# [SOLVED] Upgrading Old Computer stuck



## Kapn (Aug 24, 2011)

I'm at a screen that says:

Reboot and Select proper Boot device or Insert Boot Media in selected Boot device and press a key

I just purchased a new Asus M5A99x motherboard along with an AMD Fx6100

I believe the problem is that I have a harddrive(not sure if its the master) that is only connectable via IDE and I don't have IDE connections. I wanted to make sure this is the problem before driving out to pick up an IDE to SATA Adapter.

Thanks


----------



## gcavan (Aug 13, 2009)

*Re: Upgrading Old Computer stuck*

Your new board has only SATA ports for storage/optical drives. If your boot drive is IDE, you will need a SATA/IDE adapter. 

In any case, it will most likely be necessary to reinstall Windows, or, at the least to do a repair install.


----------



## Kapn (Aug 24, 2011)

*Re: Upgrading Old Computer stuck*

OKay, it booted up and attempts to boot up windows xp and stops to a blue screen

getting a Stop 0x0000007E (0xC0000005, 0xB5707756, 0xB84CB42C, 0xB84CB128)


----------



## Tyree (May 10, 2009)

*Re: Upgrading Old Computer stuck*

You will need to do a Repair install or a fresh install. The latter being preferred.
Did the Hdd come from an Intel Mobo/CPU?
Error message after you upgrade a computer that uses a processor other than an Intel processor to Windows XP Service Pack 2 or to Windows XP Service Pack 3: "STOP: 0x0000007E"

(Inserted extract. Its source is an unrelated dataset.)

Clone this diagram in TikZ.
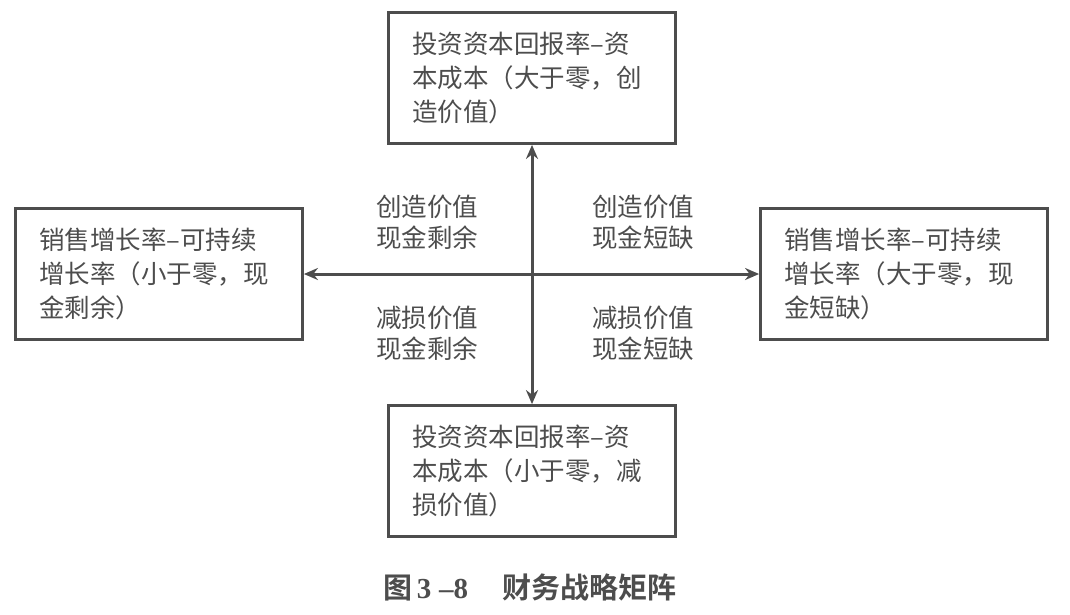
\documentclass[tikz,border=0pt]{standalone}
\usepackage{fontspec}
\newfontfamily\cjk{Noto Sans CJK SC}
\newfontfamily\cjkb{Noto Sans CJK SC Bold}
\newfontfamily\numb{Liberation Serif}
\usetikzlibrary{arrows.meta}
\definecolor{ink}{HTML}{4D4D4D}
\tikzset{
  box/.style={draw=ink, line width=2.8pt, minimum width=287pt, minimum height=131pt,
    text width=240pt, align=left, inner sep=0pt, text=ink,
    font=\cjk\fontsize{25.5pt}{34pt}\selectfont},
  quad/.style={align=center, text=ink, inner sep=0pt,
    font=\cjk\fontsize{25.5pt}{31pt}\selectfont},
  axis/.style={draw=ink, line width=3pt, {Stealth[length=14pt,width=12pt]}-{Stealth[length=14pt,width=12pt]}}
}
\begin{document}
\begin{tikzpicture}[x=1pt,y=-1pt]
\useasboundingbox (0,0) rectangle (1070,614);
\node[box] (top) at (532,78) {投资资本回报率–资\\本成本（大于零，创\\造价值）};
\node[box] (left) at (159,274) {销售增长率–可持续\\增长率（小于零，现\\金剩余）};
\node[box] (right) at (904,274) {销售增长率–可持续\\增长率（大于零，现\\金短缺）};
\node[box] (bottom) at (532,471) {投资资本回报率–资\\本成本（小于零，减\\损价值）};
\draw[axis] (top.south) -- (bottom.north);
\draw[axis] (left.east) -- (right.west);
\node[quad] (q1) at (427,222) {创造价值\\现金剩余};
\node[quad] (q2) at (643,222) {创造价值\\现金短缺};
\node[quad] (q3) at (427,333) {减损价值\\现金剩余};
\node[quad] (q4) at (643,333) {减损价值\\现金短缺};
\node[text=ink, inner sep=0pt] (cap) at (530,587)
  {\cjkb\fontsize{29pt}{32pt}\selectfont 图\hspace{4pt}{\numb\bfseries 3\hspace{8pt}–8}\hspace{34pt}财务战略矩阵};
\end{tikzpicture}
\end{document}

Error message after you upgrade a computer that uses a processor other than an Intel processor to Windows XP Service Pack 2 or to Windows XP Service Pack 3: "STOP: 0x0000007E"


----------



## gcavan (Aug 13, 2009)

*Re: Upgrading Old Computer stuck*

How to troubleshoot a Stop 0x0000007E error in Windows XP

I expect you will need to reinstall Windows. Be certain you have the XP drivers for your motherboard.


----------



## Kapn (Aug 24, 2011)

*Re: Upgrading Old Computer stuck*

Alright I will try the fresh install.
Also, when i try to enter the MB Driver and Chipset CD(In Safe mode to get around blue screen) I get a "Can't Execute Kernel Mode Driver Service" "Can't Load ASUSHWIO.DLL" "Can't Load ASCDDMI.DLL"


----------



## Tyree (May 10, 2009)

*Re: Upgrading Old Computer stuck*



Tyree said:


> Did the Hdd come from an Intel Mobo/CPU?


----------



## Kapn (Aug 24, 2011)

*Re: Upgrading Old Computer stuck*

No AMD


----------



## Kapn (Aug 24, 2011)

*Re: Upgrading Old Computer stuck*

Reinstalled Windows 7, seems to working great.


----------



## Tyree (May 10, 2009)

*Re: Upgrading Old Computer stuck*

Good to hear.


----------